(National Sentinel) War Preparations: Satellite photos taken earlier this week show a large fleet of Chinese naval vessels including an aircraft carrier, destroyers and submarines sailing in the South China Sea.
As reported by The Sun, the carrier, Liaoning, is accompanied by as many as 40 ships and appears to be conducting combat exercises.
The photos, provided by Planet Labs Inc., show what some experts say was an unusually large number of Chinese warships in one fleet.
Beijing said the large exercises were are part of routine annual drills, The Sun noted, citing a Reuters report.
The exercises come less than a week after President Xi Jinping declared that the country is prepared for war to maintain its great power status.
Image: Reuters (Used with permission)
The drills also come on the heels of a visit by North Korean leader Kim Jong-un, his first foreign visit since taking power in 2011. That meeting comes ahead of a planned summit between Kim, South Korean President Moon Jae-in, and U.S. President Donald J. Trump.
The fleet was not properly deployed for combat, experts noted.

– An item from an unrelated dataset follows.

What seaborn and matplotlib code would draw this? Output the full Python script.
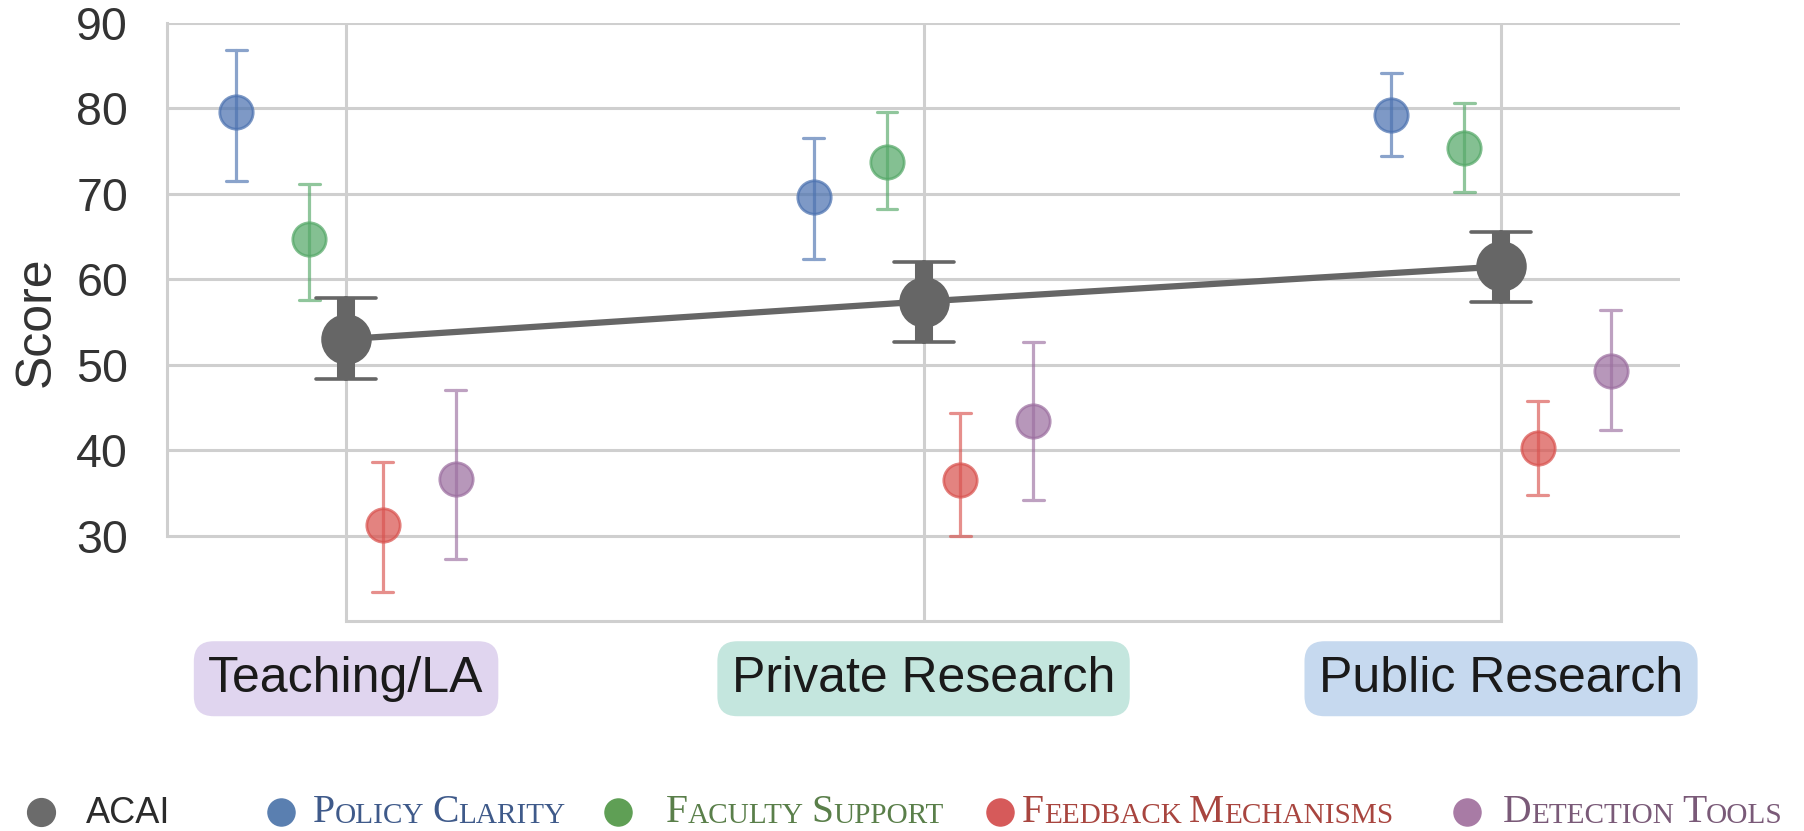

But the presence of the carrier with such a large number of support vessels was noteworthy to many experts.
“That’s the big news to me. Confirmation that, yes, the carrier participated in the exercise,” Jeffrey Lewis, a security expert at the California-based based Middlebury Institute of Strategic Studies, told The Sun.
Collin Koh, a security expert at Singapore’s S. Rajaratnam School of International Studies, described the deployment to The Sun as unusual for its size and scope.
“Judging by the images, it does seem they are keen to show that elements of the South Sea Fleet are able to routinely join up with the carrier strike group from Dalian in the north,” he said.
“It does seem they want to show inter-fleet interoperability – something the (Chinese) navy has been quietly working on for some time,” he added.
The Liaoning has previously entered the South China Sea for drills, but not accompanied by so much supporting combat power.
In recent days, the vast Chinese Coast Guard, which had been under civilian control, was transferred to the control of the Central Military Commission, which answers directly to Xi, who is the military’s commander-in-chief.